Personal details
- Born: March 1940 Anyue County, Sichuan, China
- Died: November 25, 2021 (aged 81) Shanghai, China
- Party: Chinese Communist Party
- Alma mater: Heilongjiang University
- Occupation: Politician, academic

= Wang Liping (politician) =

Chinese politician

Wang Liping (王力平; born March 1940 – November 25, 2021) was a Chinese politician and academic who served as Deputy Secretary of the Shanghai Municipal Committee of the Chinese Communist Party and later as Chairman of the Shanghai Municipal Committee of the Chinese People's Political Consultative Conference. A longtime member of the Chinese Communist Party (CCP), he was also a lecturer in higher education before entering senior municipal leadership.

== Biography ==

Wang Liping was born in March 1940 in Anyue County, Sichuan, China. He enrolled in the Department of Mathematics at Heilongjiang University in July 1961 and graduated in August 1965. Shortly after graduation, he remained at the university as a political instructor. During this period, he also participated in grassroots political work in Suibin County, Heilongjiang, as part of the Socialist Education Movement. He joined the Chinese Communist Party in March 1966.
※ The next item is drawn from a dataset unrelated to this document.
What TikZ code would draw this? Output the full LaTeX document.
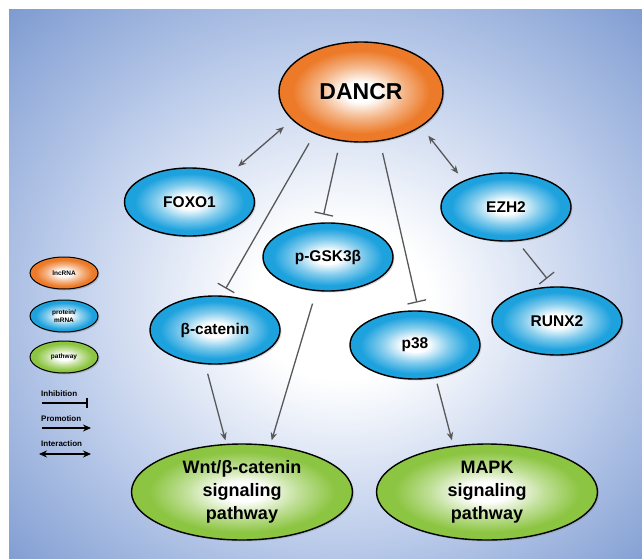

During the Cultural Revolution, Wang was placed under investigation from 1967 to 1969. He subsequently took part in Party rectification work in rural areas of Heilongjiang Province. In 1971, he undertook further study and work at Beijing Radio Factory No. 3, before returning to Heilongjiang University later that year, where he served as deputy director and academic secretary of the Department of Mathematics.

In 1978, Wang moved to Shanghai and began teaching at the Shanghai Institute of Mechanical Engineering. From 1979 onward, he worked at Shanghai University of Technology, where he served as a lecturer in the Department of Computer Science and later held several administrative posts, including deputy director of the department, deputy director of the Academic Affairs Office, director of the Party Committee Office, and deputy secretary of the university's Party committee.

Wang entered municipal politics in 1985 as Deputy Secretary of the Shanghai Municipal Education and Health Working Party Committee. In 1986, he was appointed Secretary-General of the CCP Shanghai Municipal Committee and later became a member of the Standing Committee of the Shanghai Municipal Party Committee. From 1992 to 1998, he served as Deputy Secretary of the Shanghai Municipal Committee of the CCP and concurrently as Secretary of the Shanghai Political and Legal Affairs Commission.

In 1998, Wang was appointed Chairman of the Shanghai Municipal Committee of the Chinese People's Political Consultative Conference (CPPCC) and Secretary of its Party leadership group, positions he held until February 2003. He was a delegate to the 16th National Congress of the CCP, a member of the 9th National Committee of the CPPCC, and a standing member of the 10th National Committee of the CPPCC. He also served as a member of the 11th Shanghai Municipal People's Congress.

Wang Liping died of illness on November 25, 2021, at Huadong Hospital in Shanghai, at the age of 82.